The New Economics of AI Hardware

The Groq deal also highlights an evolving economic reality in AI infrastructure. The high-margin, flagship GPU business that powered the training boom is being complemented by the inference market, which analysts describe as a high-volume, lower-margin endeavor. Customers are now demonstrating a willingness to pay a premium for inference speed and latency guarantees, a demand Groq has successfully monetized. For Nvidia, this represents both a new revenue stream and a necessary adaptation. As the focus of AI shifts to deployment and user-facing applications, winning in inference becomes critical to maintaining overall leadership. Nvidia's massive cash reserve, which stood at USD 60.6 billion as of October 2025, provides the firepower for such strategic bets, ensuring it can shape the next era of AI hardware rather than be disrupted by it.

Nvidia's Cash Position (Oct 2025): USD 60.6 billion in cash and short-term investments.

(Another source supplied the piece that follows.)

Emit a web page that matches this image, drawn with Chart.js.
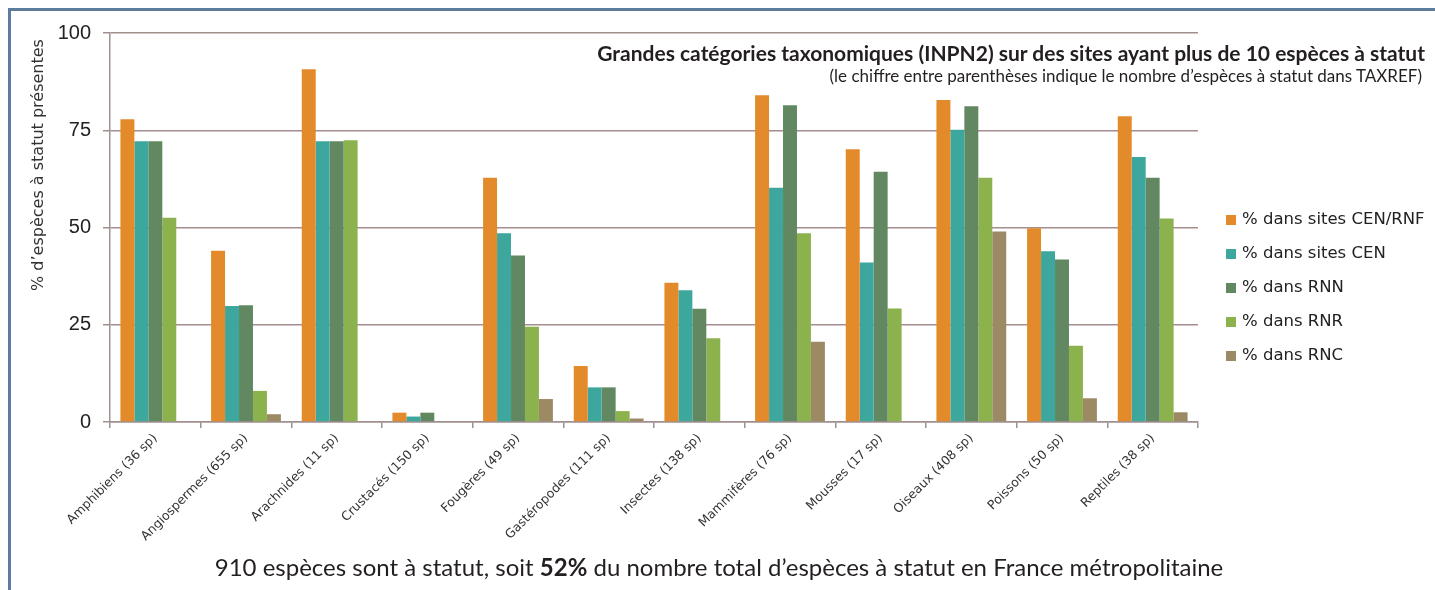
<!DOCTYPE html>
<html><head><meta charset="utf-8">
<script src="https://cdn.jsdelivr.net/npm/chart.js@4.4.1/dist/chart.umd.min.js"></script>
<style>
html,body{margin:0;padding:0;background:#fff;width:1435px;height:590px;overflow:hidden;}
#frame{position:absolute;left:8px;top:8px;width:1440px;height:600px;border-top:3px solid #5b7c9c;border-left:3px solid #5b7c9c;}
#c{position:absolute;left:0;top:0;}
.t{position:absolute;white-space:nowrap;color:#231f20;font-family:Lato,sans-serif;}
#title{right:10px;top:42px;font-size:21px;font-weight:bold;line-height:21px;}
#sub{right:13px;top:67px;font-size:17px;line-height:17px;}
#foot{left:0;width:1438px;text-align:center;top:555px;font-size:24px;line-height:24px;}
#legend{position:absolute;left:1226px;top:202px;font-family:"DejaVu Sans",sans-serif;font-size:16.5px;color:#222;}
#legend div{height:34px;line-height:34px;white-space:nowrap;}
#legend span.m{display:inline-block;width:10px;height:10px;margin-right:6px;vertical-align:-1px;}
</style></head>
<body>
<div id="frame"></div>
<canvas id="c" width="1435" height="590"></canvas>
<div class="t" id="title">Grandes catégories taxonomiques (INPN2) sur des sites ayant plus de 10 espèces à statut</div>
<div class="t" id="sub">(le chiffre entre parenthèses indique le nombre d’espèces à statut dans TAXREF)</div>
<div class="t" id="foot">910 espèces sont à statut, soit <b>52%</b> du nombre total d’espèces à statut en France métropolitaine</div>
<div id="legend"></div>
<script>
const categories = ['Amphibiens (36 sp)','Angiospermes (655 sp)','Arachnides (11 sp)','Crustacés (150 sp)','Fougères (49 sp)','Gastéropodes (111 sp)','Insectes (138 sp)','Mammifères (76 sp)','Mousses (17 sp)','Oiseaux (408 sp)','Poissons (50 sp)','Reptiles (38 sp)'];
const seriesLabels = ['% dans sites CEN/RNF','% dans sites CEN','% dans RNN','% dans RNR','% dans RNC'];
const cenRnf = [77.8, 44, 90.7, 2.4, 62.8, 14.4, 35.8, 84, 70.1, 82.8, 49.8, 78.6];
const cen    = [72.2, 29.8, 72.2, 1.4, 48.5, 8.9, 33.9, 60.2, 41, 75.1, 43.9, 68.1];
const rnn    = [72.2, 30, 72.2, 2.4, 42.8, 8.9, 29.1, 81.4, 64.3, 81.2, 41.8, 62.8];
const rnr    = [52.5, 8, 72.4, 0, 24.5, 2.8, 21.5, 48.5, 29.2, 62.8, 19.6, 52.3];
const rnc    = [0, 2, 0, 0, 5.9, 0.9, 0, 20.6, 0, 49, 6.1, 2.5];
const yTicks = [0, 25, 50, 75, 100];
const yTitle = '% d’espèces à statut présentes';
const colors = ['#E38A2B','#3DA79D','#628862','#8CB24E','#9C8A64'];
const values = [cenRnf, cen, rnn, rnr, rnc];

const datasets = seriesLabels.map((l,i)=>({label:l,data:values[i],backgroundColor:colors[i],borderWidth:0,categoryPercentage:0.77,barPercentage:1.0}));

const leg = document.getElementById('legend');
datasets.forEach(d=>{const r=document.createElement('div');r.innerHTML='<span class="m" style="background:'+d.backgroundColor+'"></span>'+d.label;leg.appendChild(r);});

const yTitlePlugin = {id:'ytitle',afterDraw(chart){const ctx=chart.ctx;ctx.save();ctx.translate(39,165);ctx.rotate(-Math.PI/2);ctx.font='16px "DejaVu Sans"';ctx.fillStyle='#333';ctx.textAlign='center';ctx.textBaseline='middle';ctx.fillText(yTitle,0,0);ctx.restore();}};

new Chart(document.getElementById('c'),{
  type:'bar',
  data:{labels:categories,datasets},
  options:{
    responsive:false,animation:false,
    layout:{padding:{left:0,top:33,right:237,bottom:0}},
    plugins:{legend:{display:false},tooltip:{enabled:false}},
    scales:{
      x:{
        afterFit(s){s.height=168;},
        grid:{offset:true,drawOnChartArea:false,drawTicks:true,tickLength:6,color:'#9a9090',lineWidth:1.5},
        border:{display:true,color:'#a09090',width:1.5},
        ticks:{autoSkip:false,minRotation:45,maxRotation:45,font:{family:'DejaVu Sans',size:12.5},color:'#333',padding:3}
      },
      y:{
        min:0,max:100,
        afterFit(s){s.width=110;},
        afterBuildTicks(s){s.ticks=yTicks.map(v=>({value:v}));},
        grid:{color:'#a48e8e',lineWidth:1.5,tickLength:7},
        border:{display:true,color:'#a09090',width:1.5},
        ticks:{font:{family:'Liberation Sans',size:20},color:'#222',padding:12}
      }
    }
  },
  plugins:[yTitlePlugin]
});
</script>
</body></html>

The Road Ahead and Unanswered Questions

While the strategic rationale is clear, several details remain unresolved. The non-exclusive nature of the licensing agreement raises questions about whether Groq's LPU intellectual property could still be licensed to Nvidia's competitors. Furthermore, the fate of Groq's nascent cloud business and how it might interact with Nvidia's own services is uncertain. The industry will be watching closely for comments from Nvidia CEO Jensen Huang, potentially at the upcoming CES event in Las Vegas on January 5, 2026. What is undeniable is that with this USD 20 billion move, Nvidia has not just acquired a company; it has made a decisive investment in defining the infrastructure standards for the real-time AI era that is now firmly underway.